[PROBLEM STATEMENT] Within the records that follow, restate exactly the lines from the line with "Generate a web" down to the line with "274, 266, 268];", including both. Omit the pictures.

[EXTRACTED RECORDS]
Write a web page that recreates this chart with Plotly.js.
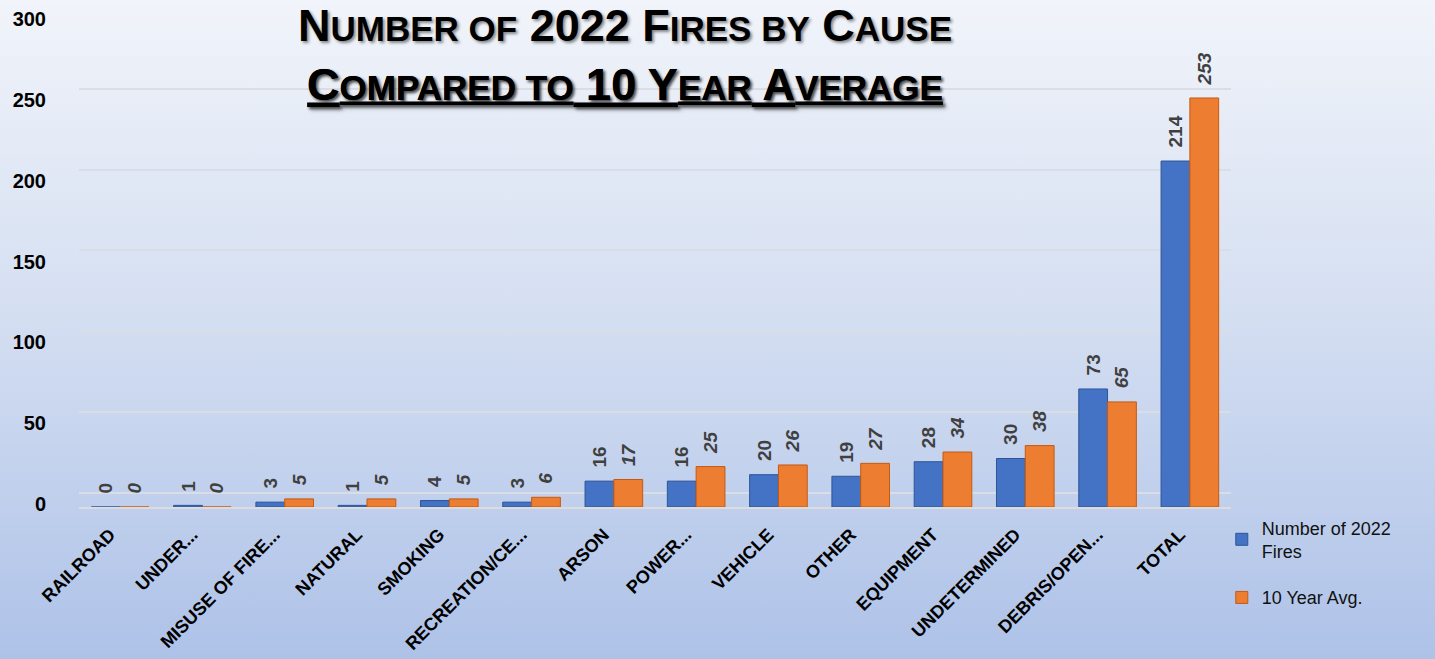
==
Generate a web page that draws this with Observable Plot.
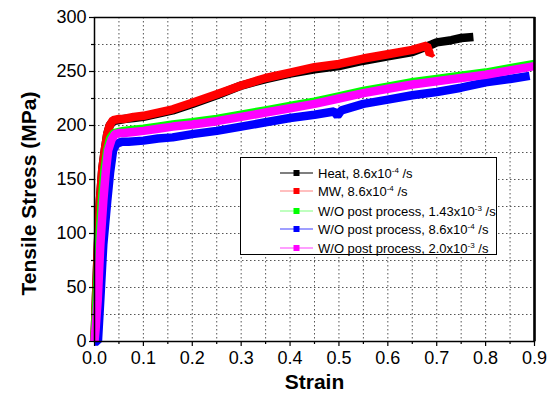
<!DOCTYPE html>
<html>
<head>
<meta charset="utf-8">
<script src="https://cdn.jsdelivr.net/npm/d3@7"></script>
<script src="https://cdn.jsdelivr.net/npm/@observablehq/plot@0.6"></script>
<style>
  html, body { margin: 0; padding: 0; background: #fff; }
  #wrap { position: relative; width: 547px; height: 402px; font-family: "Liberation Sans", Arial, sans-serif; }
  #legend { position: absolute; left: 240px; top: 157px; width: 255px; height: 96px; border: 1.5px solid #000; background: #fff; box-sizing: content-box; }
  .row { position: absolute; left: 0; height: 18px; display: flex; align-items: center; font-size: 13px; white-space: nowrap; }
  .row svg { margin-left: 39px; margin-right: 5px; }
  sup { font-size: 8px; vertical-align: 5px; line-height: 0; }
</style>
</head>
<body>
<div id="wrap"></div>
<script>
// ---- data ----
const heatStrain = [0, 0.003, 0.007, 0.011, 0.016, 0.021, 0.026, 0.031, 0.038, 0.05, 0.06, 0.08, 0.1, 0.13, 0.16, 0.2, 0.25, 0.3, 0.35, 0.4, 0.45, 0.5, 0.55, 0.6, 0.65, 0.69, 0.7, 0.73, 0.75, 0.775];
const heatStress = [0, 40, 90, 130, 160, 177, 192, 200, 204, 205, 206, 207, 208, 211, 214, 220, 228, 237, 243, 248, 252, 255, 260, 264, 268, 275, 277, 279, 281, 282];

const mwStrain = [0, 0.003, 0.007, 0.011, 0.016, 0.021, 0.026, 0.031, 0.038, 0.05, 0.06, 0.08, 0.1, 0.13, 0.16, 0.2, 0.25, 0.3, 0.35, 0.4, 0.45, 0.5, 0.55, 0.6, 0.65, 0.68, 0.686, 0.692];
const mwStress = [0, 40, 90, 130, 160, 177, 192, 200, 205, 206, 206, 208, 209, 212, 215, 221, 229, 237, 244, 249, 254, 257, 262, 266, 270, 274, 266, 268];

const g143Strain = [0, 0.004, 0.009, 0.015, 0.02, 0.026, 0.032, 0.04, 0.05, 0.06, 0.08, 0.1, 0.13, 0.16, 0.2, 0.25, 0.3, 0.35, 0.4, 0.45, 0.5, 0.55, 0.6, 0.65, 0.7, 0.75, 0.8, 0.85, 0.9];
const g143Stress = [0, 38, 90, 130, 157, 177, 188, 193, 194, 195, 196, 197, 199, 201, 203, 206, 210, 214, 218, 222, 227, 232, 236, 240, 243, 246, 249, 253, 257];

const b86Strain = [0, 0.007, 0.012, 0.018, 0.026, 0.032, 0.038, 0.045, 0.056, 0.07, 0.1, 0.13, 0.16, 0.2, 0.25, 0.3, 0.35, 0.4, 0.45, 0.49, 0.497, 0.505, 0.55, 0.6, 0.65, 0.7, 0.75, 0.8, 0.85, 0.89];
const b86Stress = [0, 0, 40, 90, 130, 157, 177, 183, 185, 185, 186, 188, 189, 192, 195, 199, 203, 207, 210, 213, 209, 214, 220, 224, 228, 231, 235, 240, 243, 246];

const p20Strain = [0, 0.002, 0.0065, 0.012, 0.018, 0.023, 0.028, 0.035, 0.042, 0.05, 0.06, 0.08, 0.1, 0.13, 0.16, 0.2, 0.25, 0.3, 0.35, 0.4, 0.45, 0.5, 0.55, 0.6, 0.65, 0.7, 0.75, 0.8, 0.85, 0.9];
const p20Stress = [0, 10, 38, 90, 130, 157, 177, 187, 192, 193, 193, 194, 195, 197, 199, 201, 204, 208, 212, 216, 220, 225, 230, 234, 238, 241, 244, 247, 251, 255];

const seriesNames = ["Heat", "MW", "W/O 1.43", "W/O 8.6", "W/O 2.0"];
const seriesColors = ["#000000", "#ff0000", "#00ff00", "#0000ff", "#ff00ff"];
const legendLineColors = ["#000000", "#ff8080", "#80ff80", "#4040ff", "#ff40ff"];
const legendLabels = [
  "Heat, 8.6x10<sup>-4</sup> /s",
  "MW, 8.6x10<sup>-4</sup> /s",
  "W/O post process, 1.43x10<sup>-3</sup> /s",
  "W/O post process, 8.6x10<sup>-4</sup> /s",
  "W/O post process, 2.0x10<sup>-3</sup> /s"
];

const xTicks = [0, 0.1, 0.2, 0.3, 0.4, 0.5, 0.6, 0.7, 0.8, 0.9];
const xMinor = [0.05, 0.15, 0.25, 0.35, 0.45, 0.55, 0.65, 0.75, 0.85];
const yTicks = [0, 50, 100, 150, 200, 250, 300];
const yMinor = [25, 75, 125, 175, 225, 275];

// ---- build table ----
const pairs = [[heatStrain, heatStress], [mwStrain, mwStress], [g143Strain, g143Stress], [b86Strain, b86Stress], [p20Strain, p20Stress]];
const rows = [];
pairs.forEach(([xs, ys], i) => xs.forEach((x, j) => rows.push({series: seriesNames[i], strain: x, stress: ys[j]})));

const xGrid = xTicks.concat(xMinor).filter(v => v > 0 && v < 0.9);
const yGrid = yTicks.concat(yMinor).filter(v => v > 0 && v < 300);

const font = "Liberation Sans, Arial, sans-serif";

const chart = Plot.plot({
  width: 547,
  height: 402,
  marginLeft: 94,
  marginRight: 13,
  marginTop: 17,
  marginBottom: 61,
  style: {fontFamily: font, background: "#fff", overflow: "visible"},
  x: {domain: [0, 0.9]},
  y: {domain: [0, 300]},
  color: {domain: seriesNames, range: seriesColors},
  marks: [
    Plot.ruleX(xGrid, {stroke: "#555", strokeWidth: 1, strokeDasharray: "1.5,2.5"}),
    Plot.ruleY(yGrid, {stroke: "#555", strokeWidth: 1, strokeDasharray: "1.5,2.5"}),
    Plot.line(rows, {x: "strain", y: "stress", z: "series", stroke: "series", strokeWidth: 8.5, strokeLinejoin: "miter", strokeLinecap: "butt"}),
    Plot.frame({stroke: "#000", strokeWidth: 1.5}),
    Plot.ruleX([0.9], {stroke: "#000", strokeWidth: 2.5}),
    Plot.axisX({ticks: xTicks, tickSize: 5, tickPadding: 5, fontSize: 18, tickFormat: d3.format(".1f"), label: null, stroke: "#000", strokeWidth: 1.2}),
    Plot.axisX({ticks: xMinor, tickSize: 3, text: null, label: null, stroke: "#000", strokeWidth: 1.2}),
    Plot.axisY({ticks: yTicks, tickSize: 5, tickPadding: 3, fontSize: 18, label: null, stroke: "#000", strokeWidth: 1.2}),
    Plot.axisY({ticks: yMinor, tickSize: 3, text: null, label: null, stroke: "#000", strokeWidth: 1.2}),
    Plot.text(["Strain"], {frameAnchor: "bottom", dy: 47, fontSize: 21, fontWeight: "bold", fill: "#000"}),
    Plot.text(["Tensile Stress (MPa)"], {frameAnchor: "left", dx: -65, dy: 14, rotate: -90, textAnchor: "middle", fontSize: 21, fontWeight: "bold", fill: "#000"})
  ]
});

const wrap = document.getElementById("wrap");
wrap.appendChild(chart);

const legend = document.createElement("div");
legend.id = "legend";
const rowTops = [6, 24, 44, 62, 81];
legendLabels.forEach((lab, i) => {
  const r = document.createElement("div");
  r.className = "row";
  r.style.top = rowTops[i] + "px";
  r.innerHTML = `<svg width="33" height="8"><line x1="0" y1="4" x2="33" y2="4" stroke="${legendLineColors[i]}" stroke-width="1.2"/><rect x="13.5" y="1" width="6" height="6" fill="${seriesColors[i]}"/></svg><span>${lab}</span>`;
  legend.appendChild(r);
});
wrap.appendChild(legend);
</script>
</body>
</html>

[WRITTEN SOLUTION]
Generate a web page that draws this with Observable Plot.
<!DOCTYPE html>
<html>
<head>
<meta charset="utf-8">
<script src="https://cdn.jsdelivr.net/npm/d3@7"></script>
<script src="https://cdn.jsdelivr.net/npm/@observablehq/plot@0.6"></script>
<style>
  html, body { margin: 0; padding: 0; background: #fff; }
  #wrap { position: relative; width: 547px; height: 402px; font-family: "Liberation Sans", Arial, sans-serif; }
  #legend { position: absolute; left: 240px; top: 157px; width: 255px; height: 96px; border: 1.5px solid #000; background: #fff; box-sizing: content-box; }
  .row { position: absolute; left: 0; height: 18px; display: flex; align-items: center; font-size: 13px; white-space: nowrap; }
  .row svg { margin-left: 39px; margin-right: 5px; }
  sup { font-size: 8px; vertical-align: 5px; line-height: 0; }
</style>
</head>
<body>
<div id="wrap"></div>
<script>
// ---- data ----
const heatStrain = [0, 0.003, 0.007, 0.011, 0.016, 0.021, 0.026, 0.031, 0.038, 0.05, 0.06, 0.08, 0.1, 0.13, 0.16, 0.2, 0.25, 0.3, 0.35, 0.4, 0.45, 0.5, 0.55, 0.6, 0.65, 0.69, 0.7, 0.73, 0.75, 0.775];
const heatStress = [0, 40, 90, 130, 160, 177, 192, 200, 204, 205, 206, 207, 208, 211, 214, 220, 228, 237, 243, 248, 252, 255, 260, 264, 268, 275, 277, 279, 281, 282];

const mwStrain = [0, 0.003, 0.007, 0.011, 0.016, 0.021, 0.026, 0.031, 0.038, 0.05, 0.06, 0.08, 0.1, 0.13, 0.16, 0.2, 0.25, 0.3, 0.35, 0.4, 0.45, 0.5, 0.55, 0.6, 0.65, 0.68, 0.686, 0.692];
const mwStress = [0, 40, 90, 130, 160, 177, 192, 200, 205, 206, 206, 208, 209, 212, 215, 221, 229, 237, 244, 249, 254, 257, 262, 266, 270, 274, 266, 268];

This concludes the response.